Salik IPO: Why a 100% dividend payout makes perfect sense
A growing pool of investors take serious liking to ‘defensive’ stock buys
The UAE IPO juggernaut continues. The Salik announcement to list 20 per cent continues the theme of privatization of UAE assets and provide a platform for investors to channel their savings. This is particularly relevant given inflationary headwinds that have engulfed world markets.
We know that ‘defensive’ equity positions the world over have outperformed the ‘risk on assets. Lesser known is the fact that a dividend heavy index (The S&P 500 Dividend Aristocrat Index) outperformed the S&P 500 over the last 20 years (in excess of 20 per cent on a compounded basis). This suggests it is the total return that investors should be focusing on, in addition to their cashflow returns. This is particularly true as interest rates march higher.
Clued into cities’ growth ways
Its growth – whilst organic and high cashflow generating – will provide insights into how developing communities evolve in various parts of the city as traffic patterns and movements can be scrutinized and developed. There is little doubt that various governmental agencies had companies like the Transurban group in mind when plans were first unveiled for the Salik IPO.
Fleet-footed thinking
From surge pricing to consulting services, Salik has been a pioneer in the region (like many of Dubai’s initiatives). At base, however, there is an acute understanding that the nature of financial market returns will shift towards cashflow and dividend based plays. This is critical if the domestic retail and institutional investor base is to grow and become part and parcel of the capital formation process that is so necessary in the ‘financialization’ of the economy.
Investors are looking for stable annuity type returns, and historically in the UAE, they have looked abroad to fulfil their needs. The structure of returns have been predominantly capital-based in an era of low to zero interest rates. However, for a pension fund and institutional investor base to prosper, the entire gamut of market opportunities need to be offered. And Dubai’s moves in the capital markets follow earlier moves in the real estate markets.

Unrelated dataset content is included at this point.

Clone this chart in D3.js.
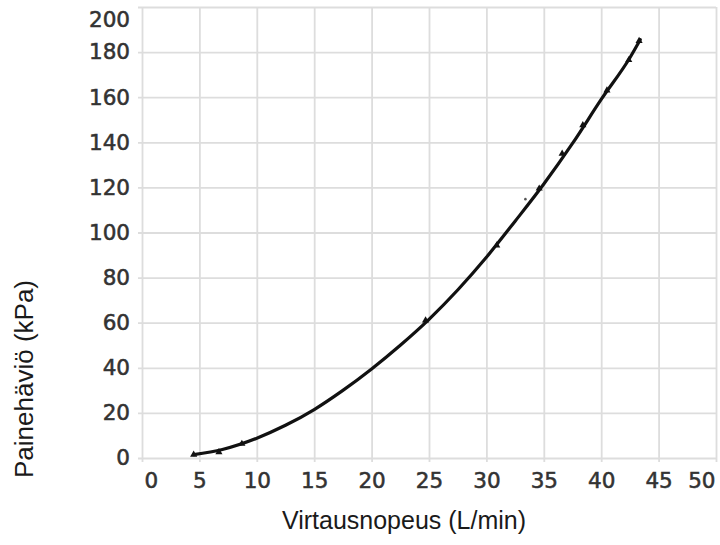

For capital market investors, liquidity is a key component, and the fact that the number of listings are increasing – despite the scarcity of public offerings in international markets – is capitalizing on a shift of capital flows headed towards the region. Dubai, however, has had at its heart of decision-making, the interests of the small investor. Recent IPO announcements, as well as the ones on the anvil, are reviving the confidence of these growing number of investors calling Dubai and the UAE their home.
Capex-lite makes a neat fit
Those who do not want to indulge in day trading, but want a conservative-long term investor portfolio. This is why the ‘capex –lite’ model of Salik means that they will distribute all of their profits as dividends, further buttressing cashflows for the retail as well as institutional investors. This is path breaking and indicative of the reflection of knowledge of how returns are likely to accrue.
It is obvious that there will always be some that will continue to look for the initial ‘share price pops’ when the company commences trading. Equally obvious is the fact that there are a growing set of people that are looking for long term investments at decent valuation multiples. It is for these investors that IPOs like Salik will be ‘destination’ investments as the UAE marches forward towards becoming a global financial center.